*EXERCISE AIM:* Scan the records below for the line containing "What matplotlib code" and the line containing "plt.rcParams['font.family'] = ['Liberation". Copy both, plus every line between, exactly.

──────── MATERIALS PROVIDED ────────

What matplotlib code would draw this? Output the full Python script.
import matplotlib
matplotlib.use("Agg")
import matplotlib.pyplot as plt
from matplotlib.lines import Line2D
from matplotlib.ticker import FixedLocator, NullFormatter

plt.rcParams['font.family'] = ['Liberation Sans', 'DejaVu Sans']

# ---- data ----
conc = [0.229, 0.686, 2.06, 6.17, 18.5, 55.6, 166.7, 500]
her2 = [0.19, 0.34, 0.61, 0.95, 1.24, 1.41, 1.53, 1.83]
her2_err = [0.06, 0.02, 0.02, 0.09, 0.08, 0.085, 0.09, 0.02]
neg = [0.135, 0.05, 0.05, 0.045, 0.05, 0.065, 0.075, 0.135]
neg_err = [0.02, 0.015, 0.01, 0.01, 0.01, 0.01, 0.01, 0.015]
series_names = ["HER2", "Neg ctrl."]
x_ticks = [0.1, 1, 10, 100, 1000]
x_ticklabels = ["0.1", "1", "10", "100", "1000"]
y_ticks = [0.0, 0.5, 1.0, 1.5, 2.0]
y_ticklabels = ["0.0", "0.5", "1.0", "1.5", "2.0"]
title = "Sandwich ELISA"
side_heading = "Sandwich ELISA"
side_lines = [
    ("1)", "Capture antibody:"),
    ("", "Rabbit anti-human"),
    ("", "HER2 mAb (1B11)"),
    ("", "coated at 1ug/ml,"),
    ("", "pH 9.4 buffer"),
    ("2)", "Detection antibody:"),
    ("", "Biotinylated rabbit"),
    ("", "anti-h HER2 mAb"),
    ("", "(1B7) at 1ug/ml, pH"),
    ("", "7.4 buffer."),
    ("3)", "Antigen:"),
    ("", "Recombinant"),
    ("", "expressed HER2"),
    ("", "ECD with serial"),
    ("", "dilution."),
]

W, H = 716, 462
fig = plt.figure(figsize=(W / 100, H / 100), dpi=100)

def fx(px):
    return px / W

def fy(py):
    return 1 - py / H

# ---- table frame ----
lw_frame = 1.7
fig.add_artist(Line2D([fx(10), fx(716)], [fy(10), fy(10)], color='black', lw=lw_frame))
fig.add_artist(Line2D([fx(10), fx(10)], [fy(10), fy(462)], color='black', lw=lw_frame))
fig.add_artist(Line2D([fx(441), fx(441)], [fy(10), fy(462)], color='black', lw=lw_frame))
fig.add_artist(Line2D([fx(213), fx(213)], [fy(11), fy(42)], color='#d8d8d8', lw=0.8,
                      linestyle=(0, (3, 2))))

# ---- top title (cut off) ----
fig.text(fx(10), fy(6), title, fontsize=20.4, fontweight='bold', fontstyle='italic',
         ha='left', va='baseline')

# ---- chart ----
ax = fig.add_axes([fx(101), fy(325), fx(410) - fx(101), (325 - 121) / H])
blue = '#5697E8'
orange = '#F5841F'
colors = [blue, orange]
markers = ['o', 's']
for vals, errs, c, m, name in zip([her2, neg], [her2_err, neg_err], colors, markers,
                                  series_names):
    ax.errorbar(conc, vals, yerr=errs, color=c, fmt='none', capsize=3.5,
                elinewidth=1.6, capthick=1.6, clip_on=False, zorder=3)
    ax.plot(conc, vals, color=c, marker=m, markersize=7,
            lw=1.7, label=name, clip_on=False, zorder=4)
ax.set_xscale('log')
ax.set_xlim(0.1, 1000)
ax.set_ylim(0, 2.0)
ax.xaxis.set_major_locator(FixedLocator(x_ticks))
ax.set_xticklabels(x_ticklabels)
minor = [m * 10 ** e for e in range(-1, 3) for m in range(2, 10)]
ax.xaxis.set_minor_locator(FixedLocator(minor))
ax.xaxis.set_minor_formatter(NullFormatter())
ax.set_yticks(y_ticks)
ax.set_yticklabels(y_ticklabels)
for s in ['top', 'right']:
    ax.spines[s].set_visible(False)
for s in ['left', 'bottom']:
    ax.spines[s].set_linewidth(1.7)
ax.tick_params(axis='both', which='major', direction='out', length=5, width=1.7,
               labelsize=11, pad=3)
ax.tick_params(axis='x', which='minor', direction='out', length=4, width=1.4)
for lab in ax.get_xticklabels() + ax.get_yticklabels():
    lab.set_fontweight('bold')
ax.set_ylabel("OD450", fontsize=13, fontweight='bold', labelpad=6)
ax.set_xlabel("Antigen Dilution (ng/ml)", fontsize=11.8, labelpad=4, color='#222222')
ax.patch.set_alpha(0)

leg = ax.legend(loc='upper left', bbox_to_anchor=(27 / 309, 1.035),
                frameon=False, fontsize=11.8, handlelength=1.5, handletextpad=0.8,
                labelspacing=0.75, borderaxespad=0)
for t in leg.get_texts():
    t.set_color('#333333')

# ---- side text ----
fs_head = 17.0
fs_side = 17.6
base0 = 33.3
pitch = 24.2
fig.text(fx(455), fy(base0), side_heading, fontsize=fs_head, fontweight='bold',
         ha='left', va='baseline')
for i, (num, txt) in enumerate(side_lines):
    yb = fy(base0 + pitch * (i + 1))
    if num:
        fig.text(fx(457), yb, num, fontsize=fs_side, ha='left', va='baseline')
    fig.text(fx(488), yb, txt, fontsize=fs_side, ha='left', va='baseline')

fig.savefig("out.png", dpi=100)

────────
──────── MATERIALS PROVIDED ────────

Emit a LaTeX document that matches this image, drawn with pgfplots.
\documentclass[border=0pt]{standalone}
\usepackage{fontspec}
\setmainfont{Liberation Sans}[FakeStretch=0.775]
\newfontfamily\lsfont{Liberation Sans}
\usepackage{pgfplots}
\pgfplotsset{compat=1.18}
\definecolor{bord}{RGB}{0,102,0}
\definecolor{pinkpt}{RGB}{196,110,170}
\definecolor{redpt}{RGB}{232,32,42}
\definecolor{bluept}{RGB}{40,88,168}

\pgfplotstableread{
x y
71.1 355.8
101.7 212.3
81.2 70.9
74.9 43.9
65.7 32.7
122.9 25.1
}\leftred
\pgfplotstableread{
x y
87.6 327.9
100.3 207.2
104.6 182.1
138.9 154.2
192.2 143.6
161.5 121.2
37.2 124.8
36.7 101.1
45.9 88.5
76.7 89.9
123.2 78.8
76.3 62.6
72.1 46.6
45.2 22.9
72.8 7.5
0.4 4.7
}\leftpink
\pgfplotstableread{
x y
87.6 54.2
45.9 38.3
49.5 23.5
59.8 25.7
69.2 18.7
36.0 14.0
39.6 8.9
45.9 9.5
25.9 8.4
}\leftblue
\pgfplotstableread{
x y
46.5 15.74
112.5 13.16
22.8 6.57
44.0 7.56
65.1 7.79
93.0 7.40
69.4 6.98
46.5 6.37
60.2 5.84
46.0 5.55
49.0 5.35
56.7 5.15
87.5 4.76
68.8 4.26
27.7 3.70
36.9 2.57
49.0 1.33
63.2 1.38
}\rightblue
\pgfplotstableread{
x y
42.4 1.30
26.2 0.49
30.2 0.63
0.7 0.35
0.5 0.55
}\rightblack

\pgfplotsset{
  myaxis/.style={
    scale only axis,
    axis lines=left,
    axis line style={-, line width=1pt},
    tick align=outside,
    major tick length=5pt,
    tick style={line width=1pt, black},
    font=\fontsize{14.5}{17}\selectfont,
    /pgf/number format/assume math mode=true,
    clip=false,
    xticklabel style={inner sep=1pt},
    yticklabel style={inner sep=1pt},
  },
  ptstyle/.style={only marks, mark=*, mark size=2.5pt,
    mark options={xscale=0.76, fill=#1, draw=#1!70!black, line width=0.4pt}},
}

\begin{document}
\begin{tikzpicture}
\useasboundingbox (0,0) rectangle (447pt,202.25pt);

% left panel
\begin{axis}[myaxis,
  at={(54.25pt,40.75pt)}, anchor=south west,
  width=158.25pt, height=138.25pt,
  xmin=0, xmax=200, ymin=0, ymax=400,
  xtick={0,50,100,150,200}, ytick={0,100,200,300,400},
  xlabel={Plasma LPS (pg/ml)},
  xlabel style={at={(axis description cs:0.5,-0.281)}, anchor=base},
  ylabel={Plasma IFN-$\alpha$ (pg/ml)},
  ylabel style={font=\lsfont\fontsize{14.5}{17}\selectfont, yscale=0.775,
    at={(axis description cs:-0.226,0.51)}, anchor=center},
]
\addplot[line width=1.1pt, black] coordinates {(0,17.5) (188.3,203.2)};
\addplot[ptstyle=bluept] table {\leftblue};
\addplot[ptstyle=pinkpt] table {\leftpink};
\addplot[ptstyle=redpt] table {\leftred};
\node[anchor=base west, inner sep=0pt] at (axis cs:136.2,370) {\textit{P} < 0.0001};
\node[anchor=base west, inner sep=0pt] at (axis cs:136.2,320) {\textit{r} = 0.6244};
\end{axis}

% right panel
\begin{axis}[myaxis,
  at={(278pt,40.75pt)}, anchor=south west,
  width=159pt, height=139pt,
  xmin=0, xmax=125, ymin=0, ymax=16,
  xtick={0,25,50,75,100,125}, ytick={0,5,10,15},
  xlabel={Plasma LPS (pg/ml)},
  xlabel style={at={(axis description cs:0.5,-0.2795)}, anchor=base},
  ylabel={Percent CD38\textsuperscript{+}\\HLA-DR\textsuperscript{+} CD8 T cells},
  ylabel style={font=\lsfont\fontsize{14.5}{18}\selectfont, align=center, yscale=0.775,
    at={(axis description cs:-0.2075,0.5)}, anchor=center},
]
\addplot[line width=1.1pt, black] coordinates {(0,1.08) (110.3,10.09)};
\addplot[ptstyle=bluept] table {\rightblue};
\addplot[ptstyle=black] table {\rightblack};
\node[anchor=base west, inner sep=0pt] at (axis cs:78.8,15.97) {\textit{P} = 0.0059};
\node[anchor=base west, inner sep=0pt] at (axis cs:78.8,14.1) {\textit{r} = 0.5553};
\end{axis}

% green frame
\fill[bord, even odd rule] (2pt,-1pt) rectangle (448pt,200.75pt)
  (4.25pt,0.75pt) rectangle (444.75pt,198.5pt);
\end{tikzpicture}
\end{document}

────────

*EXPECTED OUTPUT:*
What matplotlib code would draw this? Output the full Python script.
import matplotlib
matplotlib.use("Agg")
import matplotlib.pyplot as plt
from matplotlib.lines import Line2D
from matplotlib.ticker import FixedLocator, NullFormatter

plt.rcParams['font.family'] = ['Liberation Sans', 'DejaVu Sans']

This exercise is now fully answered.